◆ Requirement
Start at the line holding "Output the LaTeX", stop at the line holding "(0,0) rectangle (669,337);", and repeat those lines exactly, both ends included; skip the pictures.

◆ Supplied entries
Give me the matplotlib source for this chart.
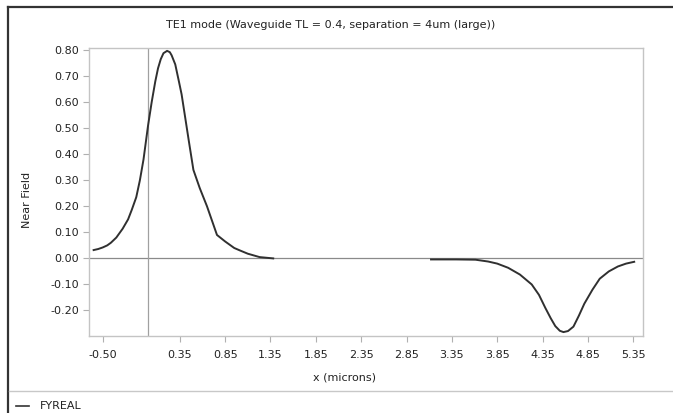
---
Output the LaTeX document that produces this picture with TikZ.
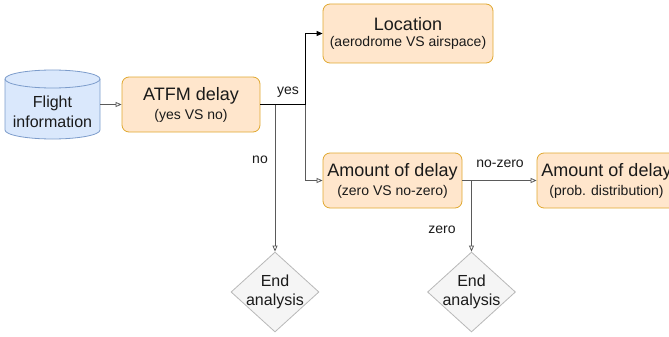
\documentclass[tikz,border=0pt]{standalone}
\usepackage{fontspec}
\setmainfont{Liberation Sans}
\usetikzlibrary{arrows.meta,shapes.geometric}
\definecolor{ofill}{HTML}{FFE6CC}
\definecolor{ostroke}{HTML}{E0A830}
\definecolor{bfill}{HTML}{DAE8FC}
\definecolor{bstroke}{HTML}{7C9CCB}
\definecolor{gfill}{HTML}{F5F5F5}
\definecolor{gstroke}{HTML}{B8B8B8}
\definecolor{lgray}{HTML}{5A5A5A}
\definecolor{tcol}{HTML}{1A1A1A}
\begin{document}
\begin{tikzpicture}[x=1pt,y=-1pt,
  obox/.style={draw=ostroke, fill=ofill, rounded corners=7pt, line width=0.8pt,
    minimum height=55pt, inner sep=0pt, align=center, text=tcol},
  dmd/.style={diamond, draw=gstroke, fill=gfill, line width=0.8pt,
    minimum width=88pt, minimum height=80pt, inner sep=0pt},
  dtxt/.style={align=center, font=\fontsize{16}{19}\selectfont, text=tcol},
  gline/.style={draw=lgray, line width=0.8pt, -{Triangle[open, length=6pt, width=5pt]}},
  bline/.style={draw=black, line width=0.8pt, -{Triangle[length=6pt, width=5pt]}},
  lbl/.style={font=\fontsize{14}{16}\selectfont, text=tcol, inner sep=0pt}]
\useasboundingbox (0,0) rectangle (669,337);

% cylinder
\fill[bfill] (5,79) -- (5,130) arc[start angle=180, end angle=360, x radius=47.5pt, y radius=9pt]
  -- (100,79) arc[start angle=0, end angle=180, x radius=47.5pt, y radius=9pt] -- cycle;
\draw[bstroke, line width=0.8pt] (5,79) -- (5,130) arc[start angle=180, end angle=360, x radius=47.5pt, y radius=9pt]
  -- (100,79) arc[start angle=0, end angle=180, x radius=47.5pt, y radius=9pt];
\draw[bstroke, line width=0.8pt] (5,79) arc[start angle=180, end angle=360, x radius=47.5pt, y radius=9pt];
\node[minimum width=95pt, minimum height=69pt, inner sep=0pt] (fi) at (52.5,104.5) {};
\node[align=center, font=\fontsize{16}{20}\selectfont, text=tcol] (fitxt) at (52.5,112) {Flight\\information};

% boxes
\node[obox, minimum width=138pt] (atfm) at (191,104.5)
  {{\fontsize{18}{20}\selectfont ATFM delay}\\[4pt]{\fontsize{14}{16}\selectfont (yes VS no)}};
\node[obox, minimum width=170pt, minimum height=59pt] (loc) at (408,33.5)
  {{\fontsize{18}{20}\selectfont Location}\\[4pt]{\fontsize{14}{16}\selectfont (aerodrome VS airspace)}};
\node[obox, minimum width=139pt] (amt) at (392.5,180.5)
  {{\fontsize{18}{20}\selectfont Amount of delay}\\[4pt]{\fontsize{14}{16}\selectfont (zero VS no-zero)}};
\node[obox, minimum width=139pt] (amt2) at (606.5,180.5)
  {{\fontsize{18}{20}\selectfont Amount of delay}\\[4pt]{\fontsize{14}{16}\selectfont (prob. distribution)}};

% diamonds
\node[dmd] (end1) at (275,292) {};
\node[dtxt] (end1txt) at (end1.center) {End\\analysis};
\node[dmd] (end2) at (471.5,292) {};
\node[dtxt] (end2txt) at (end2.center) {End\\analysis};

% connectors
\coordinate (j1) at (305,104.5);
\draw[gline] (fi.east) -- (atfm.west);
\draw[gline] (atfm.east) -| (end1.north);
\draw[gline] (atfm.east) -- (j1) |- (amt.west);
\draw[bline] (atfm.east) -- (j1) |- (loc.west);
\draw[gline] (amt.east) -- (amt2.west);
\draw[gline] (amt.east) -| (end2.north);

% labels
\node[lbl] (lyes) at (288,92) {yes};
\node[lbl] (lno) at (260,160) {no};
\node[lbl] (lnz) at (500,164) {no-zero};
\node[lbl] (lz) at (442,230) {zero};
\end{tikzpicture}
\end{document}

◆ Response to this exercise
Output the LaTeX document that produces this picture with TikZ.
\documentclass[tikz,border=0pt]{standalone}
\usepackage{fontspec}
\setmainfont{Liberation Sans}
\usetikzlibrary{arrows.meta,shapes.geometric}
\definecolor{ofill}{HTML}{FFE6CC}
\definecolor{ostroke}{HTML}{E0A830}
\definecolor{bfill}{HTML}{DAE8FC}
\definecolor{bstroke}{HTML}{7C9CCB}
\definecolor{gfill}{HTML}{F5F5F5}
\definecolor{gstroke}{HTML}{B8B8B8}
\definecolor{lgray}{HTML}{5A5A5A}
\definecolor{tcol}{HTML}{1A1A1A}
\begin{document}
\begin{tikzpicture}[x=1pt,y=-1pt,
  obox/.style={draw=ostroke, fill=ofill, rounded corners=7pt, line width=0.8pt,
    minimum height=55pt, inner sep=0pt, align=center, text=tcol},
  dmd/.style={diamond, draw=gstroke, fill=gfill, line width=0.8pt,
    minimum width=88pt, minimum height=80pt, inner sep=0pt},
  dtxt/.style={align=center, font=\fontsize{16}{19}\selectfont, text=tcol},
  gline/.style={draw=lgray, line width=0.8pt, -{Triangle[open, length=6pt, width=5pt]}},
  bline/.style={draw=black, line width=0.8pt, -{Triangle[length=6pt, width=5pt]}},
  lbl/.style={font=\fontsize{14}{16}\selectfont, text=tcol, inner sep=0pt}]
\useasboundingbox (0,0) rectangle (669,337);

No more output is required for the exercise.